Early spring
Arkhip Kuindzhi·1895
Historical Context
Early Spring, painted around 1895 and part of Kuindzhi's extensive private-phase production, depicts the particular chromatic moment of the Russian or Ukrainian landscape when winter gives way to spring — snow melting, bare trees just beginning to show color, and a distinctive quality of pale, watery light. Spring transition subjects had long held a special place in Russian landscape painting, from Savrasov's famous The Rooks Have Come Back (1871) onward, as a metaphor for national renewal and the ending of spiritual winter.
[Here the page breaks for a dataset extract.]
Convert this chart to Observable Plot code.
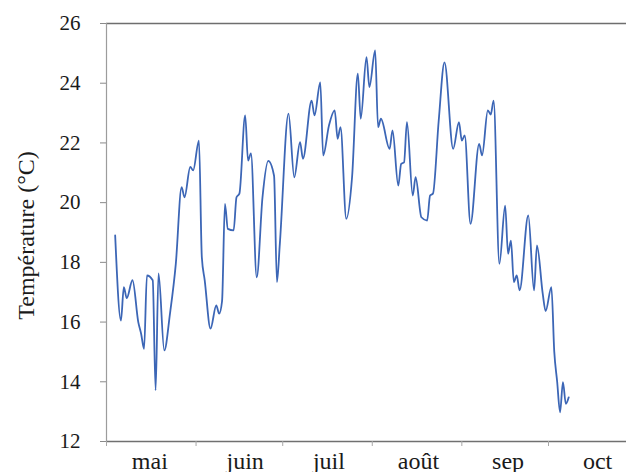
<!DOCTYPE html>
<html>
<head>
<meta charset="utf-8">
<script src="https://cdn.jsdelivr.net/npm/d3@7"></script>
<script src="https://cdn.jsdelivr.net/npm/@observablehq/plot@0.6"></script>
<style>
  html, body { margin: 0; padding: 0; background: #fff; }
  #chart svg text { font-family: 'Liberation Serif', 'Times New Roman', Times, serif; }
</style>
</head>
<body>
<div id="chart"></div>
<script>
// Température journalière lissée, mai à octobre
const dates = [
  "2018-05-04", "2018-05-06", "2018-05-07", "2018-05-08", "2018-05-10", "2018-05-12",
  "2018-05-13", "2018-05-14", "2018-05-15", "2018-05-17", "2018-05-18", "2018-05-19",
  "2018-05-21", "2018-05-23", "2018-05-25", "2018-05-27", "2018-05-28", "2018-05-30",
  "2018-05-31", "2018-06-02", "2018-06-03", "2018-06-04", "2018-06-06", "2018-06-08",
  "2018-06-09", "2018-06-10", "2018-06-11", "2018-06-12", "2018-06-14", "2018-06-15",
  "2018-06-16", "2018-06-18", "2018-06-19", "2018-06-20", "2018-06-22", "2018-06-24",
  "2018-06-26", "2018-06-28", "2018-06-29", "2018-06-30", "2018-07-03", "2018-07-05",
  "2018-07-07", "2018-07-08", "2018-07-11", "2018-07-12", "2018-07-14", "2018-07-15",
  "2018-07-17", "2018-07-19", "2018-07-20", "2018-07-21", "2018-07-23", "2018-07-25",
  "2018-07-27", "2018-07-28", "2018-07-30", "2018-07-31", "2018-08-02", "2018-08-03",
  "2018-08-04", "2018-08-07", "2018-08-08", "2018-08-10", "2018-08-11", "2018-08-12",
  "2018-08-13", "2018-08-15", "2018-08-16", "2018-08-18", "2018-08-20", "2018-08-21",
  "2018-08-22", "2018-08-24", "2018-08-26", "2018-08-29", "2018-08-31", "2018-09-01",
  "2018-09-02", "2018-09-04", "2018-09-07", "2018-09-08", "2018-09-10", "2018-09-11",
  "2018-09-12", "2018-09-14", "2018-09-16", "2018-09-17", "2018-09-18", "2018-09-19",
  "2018-09-20", "2018-09-21", "2018-09-24", "2018-09-26", "2018-09-27", "2018-09-29",
  "2018-09-30", "2018-10-02", "2018-10-03", "2018-10-04", "2018-10-05", "2018-10-06",
  "2018-10-07", "2018-10-08"
];
const temps = [
  18.9, 16.05, 17.17, 16.8, 17.4, 16.0,
  15.6, 15.1, 17.56, 17.4, 13.71, 17.63,
  15.05, 16.3, 17.96, 20.52, 20.18, 21.2,
  21.08, 22.08, 18.17, 17.4, 15.78, 16.56,
  16.28, 16.7, 19.96, 19.12, 19.07, 20.18,
  20.3, 22.92, 21.41, 21.65, 17.5, 20.18,
  21.4, 20.9, 17.34, 18.62, 22.98, 20.85,
  22.03, 21.47, 23.42, 22.92, 24.03, 21.58,
  22.58, 23.09, 22.14, 22.53, 19.46, 20.85,
  24.32, 22.81, 24.87, 23.87, 25.1, 22.53,
  22.81, 21.8, 22.42, 20.57, 21.3, 21.35,
  22.7, 20.24, 20.85, 19.51, 19.4, 20.24,
  20.3, 22.75, 24.7, 21.8, 22.7, 22.08,
  22.25, 19.29, 21.97, 21.58, 23.09, 22.95,
  23.42, 17.95, 19.9, 18.29, 18.73, 17.34,
  17.56, 17.06, 19.57, 17.06, 18.57, 16.95,
  16.37, 17.17, 15.0, 14.0, 12.98, 13.99,
  13.26, 13.48
];

// Axe des mois : traits au premier du mois, noms au milieu du mois
const monthStarts = ["2018-05-01", "2018-06-01", "2018-07-01", "2018-08-01", "2018-09-01", "2018-10-01"];
const monthLabelDates = ["2018-05-16", "2018-06-18", "2018-07-17", "2018-08-17", "2018-09-17", "2018-10-18"];
const monthNames = ["mai", "juin", "juil", "août", "sep", "oct"];
const yTicks = [12, 14, 16, 18, 20, 22, 24, 26];
const yTitle = "Température (°C)";

const series = dates.map((d, i) => ({date: new Date(d), temp: temps[i]}));
const labels = monthNames.map((name, i) => ({date: new Date(monthLabelDates[i]), name}));
const starts = monthStarts.map((d) => new Date(d));

const serif = "'Liberation Serif', 'Times New Roman', Times, serif";

const chart = Plot.plot({
  width: 626,
  height: 472,
  marginTop: 23,
  marginBottom: 31,
  marginLeft: 106,
  marginRight: 0,
  style: {fontFamily: serif, background: "#fff", color: "#1a1a1a", overflow: "visible"},
  x: {type: "utc", domain: [new Date("2018-05-01"), new Date("2018-10-28")]},
  y: {domain: [12, 26]},
  marks: [
    // cadre : lignes haute et basse, axe vertical gauche
    Plot.ruleY([yTicks[yTicks.length - 1]], {stroke: "#6e6e6e", strokeWidth: 1.3}),
    Plot.ruleY([yTicks[0]], {stroke: "#707070", strokeWidth: 1.3}),
    Plot.ruleX([starts[0]], {stroke: "#9c9c9c", strokeWidth: 1.2}),
    Plot.axisY(yTicks, {
      tickSize: 6, tickPadding: 20, fontSize: 21, label: null,
      stroke: "#8a8a8a", fill: "#1a1a1a", fontFamily: serif
    }),
    Plot.axisX(starts, {tickSize: 5, fill: "none", label: null, stroke: "#a8a8a8"}),
    Plot.text(labels, {
      x: "date", text: "name", frameAnchor: "bottom", lineAnchor: "top",
      dy: 10, fontSize: 24, fill: "#1a1a1a", fontFamily: serif
    }),
    Plot.text([yTitle], {
      frameAnchor: "left", rotate: -90, dx: -73, dy: 3,
      lineAnchor: "bottom", textAnchor: "middle", fontSize: 24, fill: "#1a1a1a", fontFamily: serif
    }),
    Plot.line(series, {
      x: "date", y: "temp", stroke: "#3c66b6", strokeWidth: 1.8, curve: "monotone-x"
    })
  ]
});

document.getElementById("chart").appendChild(chart);
</script>
</body>
</html>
Kuindzhi's approach was less symbolic than observational — he was interested in the specific light conditions of early spring, when low sun angles and thin, moisture-laden air create a distinctive silvery luminosity quite different from summer's direct heat. These late works, kept largely private until his death in 1910, demonstrate the sustained quality of his artistic inquiry across his entire career.
Technical Analysis
Early spring subjects are characterized by a cool, pale palette dominated by greys, silvers, and the first tentative greens and ochres of emerging vegetation. Kuindzhi renders bare tree branches with minimal detailing, using their pale forms against the cold sky as structural elements. Any snow remaining in shadowed areas is rendered in cool blue-grey rather than pure white.
Look Closer
- ◆Bare or barely-budding trees are silhouetted against a pale spring sky in cool greys and muted browns.
- ◆Snow, where it remains in shadow, is rendered in cool blue-grey tones — not white — showing Kuindzhi's observational rigor.
- ◆The thin, watery spring light diffuses shadow edges, lacking the sharp contrasts of summer or winter.
- ◆Any first signs of green — earliest grass or budding branches — are treated as precious notes of warmth in a cool palette.